The Food Network, which I like to drop in on from time to time, yesterday concluded its fifth annual "The Next Food network Star" competition. They started out with 10 contestants and weeded one out every week, as with most reality shows, but viewers got to see interesting recipes along the way with the knowledge that the winner would be showing us cooking secrets regularly. And the winner was:

Melissa d'Arabian, the mother of four from Texas and the absolute underdog heading into Season 5 of "The Next Food Network Star," won the competition tonight, beating Los Angeles' Jeffrey Saad, the front-runner in this race literally from Day 1. Melissa now stars in her own cooking show, and it starts in just one week.

What made d'Arbian the underdog was that she was the only nonprofessional chef among the contestants -- she's a mere Mom Cook. But she managed to come up with pretty interesting dishes from very ordinary ingredients. Saad was the front-runner because he was the most personable of the professionals and the one most likely to cook with exotic ingredients. It was an interesting final because of the contrast of their offerings.
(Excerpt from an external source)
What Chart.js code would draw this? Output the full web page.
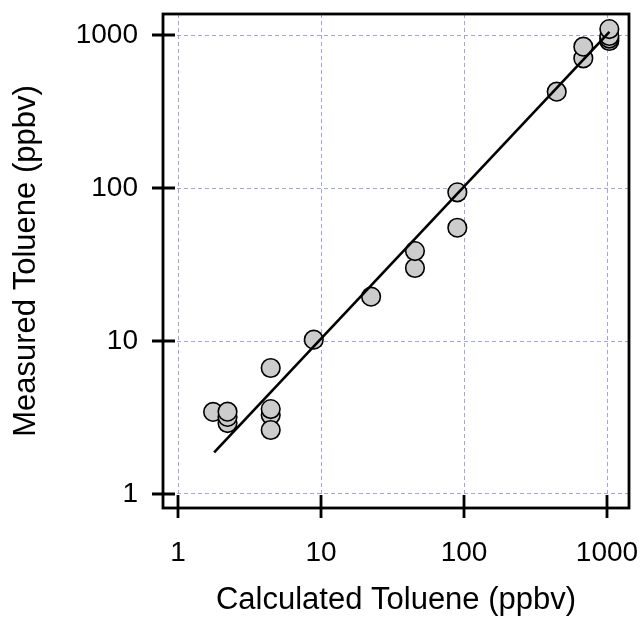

Melissa's approach was "kitchen rescue," things you can do to still make the meal when you don't have what you thought you had in the pantry. Jeffrey's was to take an exotic ingredient from somewhere in the world (cooking without borders!) and put it to use in American recipes. It was the practical vs. the adventurous. We need both approaches in the kitchen, but I confess that I might have watched a show by Jeffrey more often. I already practice my version of kitchen rescue, which is to engage in the kind of cooking that uses a variety of what one might find in the cupboard or refirgerator -- stir fry, pasta, one-pot meals, casseroles, slow-cooker stuff. I don't go out looking for exotic ingredients to spice up the meals that often.

That's often our choice in other aspects of life, isn't it, the practical and the adventurous? Too often we think we have to go one way or the other all the time instead of finding the right balance. That's the real magic trick.